I was trying to deploy my project in docker with nsys and ncu to do profile, and the version of TensorRT and CUDA-Toolkit are the same as my host machine: CUDA-V11.6.55 and TensorRT8.5.2.2.
But when I trying to profile with the nsys cmd nsys profile --trace=cuda,osrt,nvtx --force-overwrite true --output=xx ./my_bin, the nsys in host caught 73 kernels while the nsys in docker caught only 67 kernels. And I find the lost 6 kernels are all called splitKreduce_kernel. What can cause this problem?
Here are some more detailed descriptions of the environment:
GPU: RTX3070
Driver Version: 535.179
Docker: docker version 26.1.3; CUDA-Toolkit version 11.6.55; TensorRT version8.5.2.2;CUDNN8.4.0
Host: CUDA-Toolkit version 11.6.55; TensorRT version8.5.2.2; CUDNN8.9.6
I run my docker image with cmd docker run --cap-add=SYS_ADMIN --name xx --runtime=nvidia --gpus all -it image_name /bin/bash
Can you upgrade to the latest version of Nsight Systems and try these collections again? You are using a version that is about a year old. You can find the latest version at Nsight Systems - Get Started | NVIDIA Developer
If it continues to fail after upgrading to the latest version of the tool, can you run a collection in the docker. Before the collection, add a file called “config.ini” to your target-linux-x64 directory. In the config.ini file, add this line;
CudaSkipSomeApiCalls = false
Also, does your workload work as expected when run inside the docker?
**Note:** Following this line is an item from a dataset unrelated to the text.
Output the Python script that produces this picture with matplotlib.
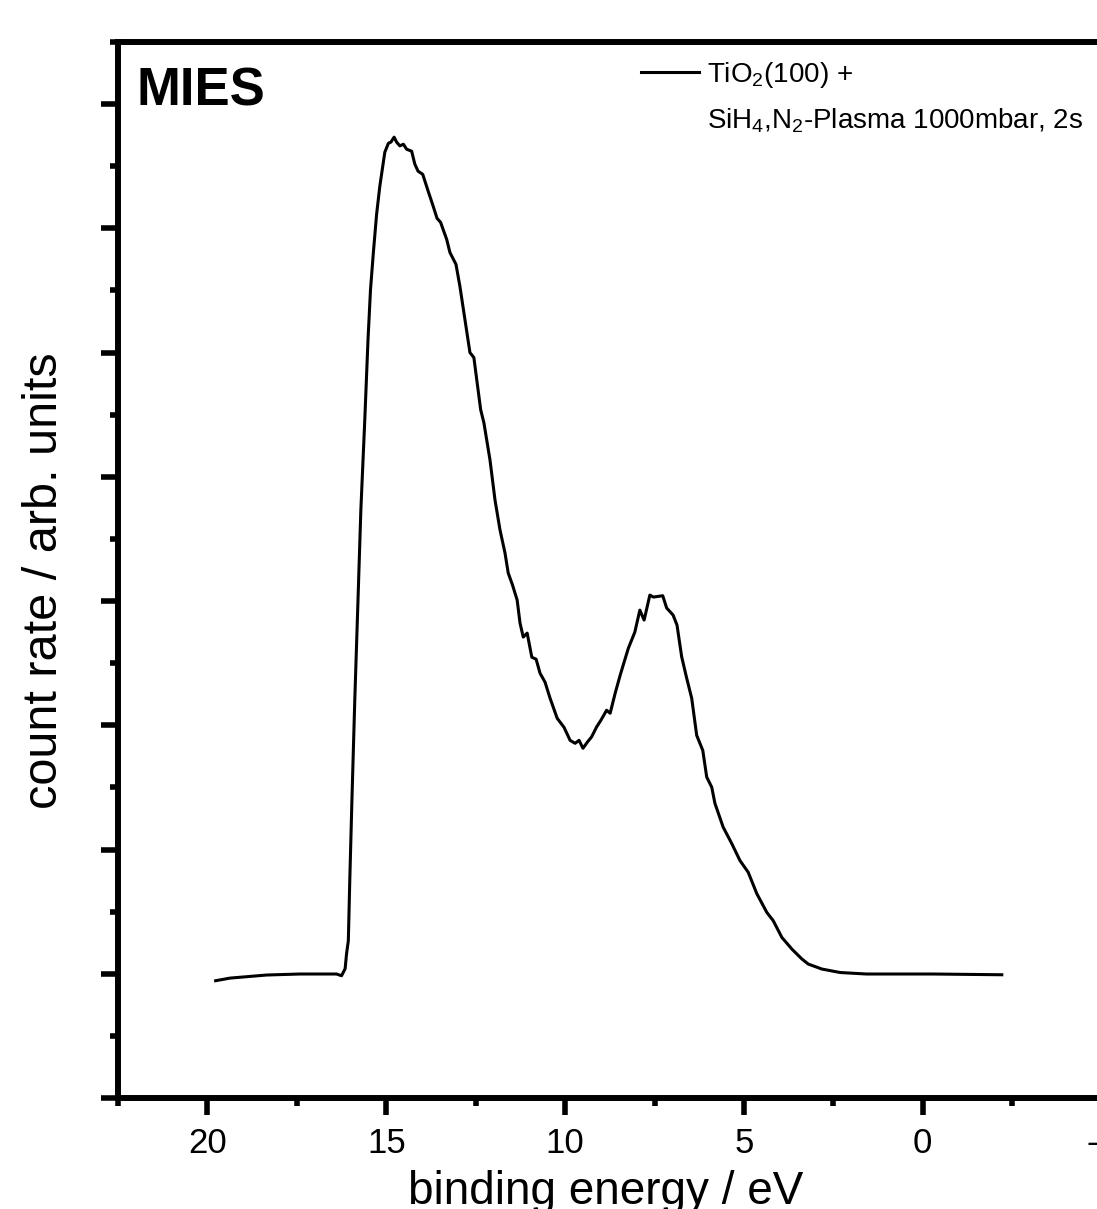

In other words, does it seem like the kernels missing in the trace are get executed?
Finally, does the missing kernel originate in its own module?
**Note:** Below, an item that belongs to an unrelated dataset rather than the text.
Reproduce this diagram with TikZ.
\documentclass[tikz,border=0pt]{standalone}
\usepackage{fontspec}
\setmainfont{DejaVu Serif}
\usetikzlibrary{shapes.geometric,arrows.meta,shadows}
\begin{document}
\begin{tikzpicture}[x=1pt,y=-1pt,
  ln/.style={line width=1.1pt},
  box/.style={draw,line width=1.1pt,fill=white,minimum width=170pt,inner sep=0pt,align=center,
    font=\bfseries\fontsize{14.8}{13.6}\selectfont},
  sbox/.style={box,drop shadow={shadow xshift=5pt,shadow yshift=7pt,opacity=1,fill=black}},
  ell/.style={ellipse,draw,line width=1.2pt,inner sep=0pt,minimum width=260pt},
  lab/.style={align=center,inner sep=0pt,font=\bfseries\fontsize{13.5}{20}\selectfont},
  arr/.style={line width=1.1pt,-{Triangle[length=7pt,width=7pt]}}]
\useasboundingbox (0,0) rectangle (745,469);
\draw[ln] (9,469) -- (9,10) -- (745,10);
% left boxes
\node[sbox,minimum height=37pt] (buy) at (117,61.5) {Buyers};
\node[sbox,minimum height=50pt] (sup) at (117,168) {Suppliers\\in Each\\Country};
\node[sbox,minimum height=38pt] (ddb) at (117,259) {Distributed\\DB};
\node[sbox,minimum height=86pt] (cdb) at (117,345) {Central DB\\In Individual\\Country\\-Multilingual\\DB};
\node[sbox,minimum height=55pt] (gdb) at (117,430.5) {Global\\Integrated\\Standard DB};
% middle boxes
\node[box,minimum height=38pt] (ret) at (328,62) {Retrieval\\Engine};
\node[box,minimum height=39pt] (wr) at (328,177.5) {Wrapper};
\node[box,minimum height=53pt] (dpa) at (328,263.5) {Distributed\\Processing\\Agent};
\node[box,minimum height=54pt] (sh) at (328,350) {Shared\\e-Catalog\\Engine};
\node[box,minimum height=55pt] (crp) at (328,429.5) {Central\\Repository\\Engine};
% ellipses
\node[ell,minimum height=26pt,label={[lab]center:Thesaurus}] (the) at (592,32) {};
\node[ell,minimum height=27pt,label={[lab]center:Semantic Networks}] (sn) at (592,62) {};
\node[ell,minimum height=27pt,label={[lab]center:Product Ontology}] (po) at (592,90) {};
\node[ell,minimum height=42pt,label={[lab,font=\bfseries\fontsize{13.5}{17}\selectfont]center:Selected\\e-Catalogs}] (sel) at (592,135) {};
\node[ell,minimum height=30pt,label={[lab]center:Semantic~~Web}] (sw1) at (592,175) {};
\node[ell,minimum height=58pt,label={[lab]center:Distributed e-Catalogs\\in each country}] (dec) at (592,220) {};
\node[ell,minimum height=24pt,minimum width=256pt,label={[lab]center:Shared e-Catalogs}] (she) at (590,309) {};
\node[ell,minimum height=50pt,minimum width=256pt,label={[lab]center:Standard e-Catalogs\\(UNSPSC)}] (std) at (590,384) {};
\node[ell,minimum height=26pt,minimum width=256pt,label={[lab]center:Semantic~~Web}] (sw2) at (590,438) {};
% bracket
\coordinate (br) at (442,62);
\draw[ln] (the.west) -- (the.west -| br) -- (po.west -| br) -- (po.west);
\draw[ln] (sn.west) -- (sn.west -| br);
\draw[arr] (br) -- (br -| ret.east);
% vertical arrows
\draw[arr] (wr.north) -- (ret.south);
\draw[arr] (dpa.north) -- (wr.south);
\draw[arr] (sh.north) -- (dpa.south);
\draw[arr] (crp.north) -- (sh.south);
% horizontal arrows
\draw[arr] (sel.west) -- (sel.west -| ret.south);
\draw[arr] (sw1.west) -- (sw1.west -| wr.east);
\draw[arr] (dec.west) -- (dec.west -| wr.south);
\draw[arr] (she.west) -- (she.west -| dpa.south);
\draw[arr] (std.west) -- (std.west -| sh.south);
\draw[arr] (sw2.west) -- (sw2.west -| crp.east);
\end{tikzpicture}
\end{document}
Thanks for your reply, and I have upgraded my Nsight Systems to the version:
NVIDIA Nsight Systems version 2024.5.1.113-245134619542v0(from cmd nsys --version)
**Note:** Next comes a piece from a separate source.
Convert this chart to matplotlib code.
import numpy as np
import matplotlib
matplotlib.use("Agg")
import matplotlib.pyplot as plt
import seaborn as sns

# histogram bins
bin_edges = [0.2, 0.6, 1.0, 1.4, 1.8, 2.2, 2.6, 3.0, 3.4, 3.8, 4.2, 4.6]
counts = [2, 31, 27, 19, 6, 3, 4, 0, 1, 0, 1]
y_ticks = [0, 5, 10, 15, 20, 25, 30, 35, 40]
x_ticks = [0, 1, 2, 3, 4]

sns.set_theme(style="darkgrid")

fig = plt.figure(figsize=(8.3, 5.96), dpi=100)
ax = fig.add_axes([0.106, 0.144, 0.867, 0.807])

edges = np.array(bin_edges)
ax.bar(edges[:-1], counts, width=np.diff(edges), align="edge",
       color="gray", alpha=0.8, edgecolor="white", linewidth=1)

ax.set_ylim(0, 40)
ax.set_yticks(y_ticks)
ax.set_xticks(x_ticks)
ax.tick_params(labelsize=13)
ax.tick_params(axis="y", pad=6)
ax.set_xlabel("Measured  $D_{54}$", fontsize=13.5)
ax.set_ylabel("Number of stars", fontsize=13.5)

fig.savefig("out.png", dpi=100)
And it’s saved in: /opt/nvidia/nsight-systems/2024.5.1, I have also add CudaSkipSomeApiCalls = false to file called config.ini in: /opt/nvidia/nsight-systems/2024.5.1/target-linux-x64, but the issue still exists.
I also find out when I use the trtexec in docker to generate the engine(both used by host and docker), this issue vanished and the inference results are the same: both of docker and host caught 57 kernels.
But when I use the trtexec in host to generate the engine, this issue happens again with the inference results slightly different, that’s weird, cause the TensorRT and CUDA version in docker are the same as host.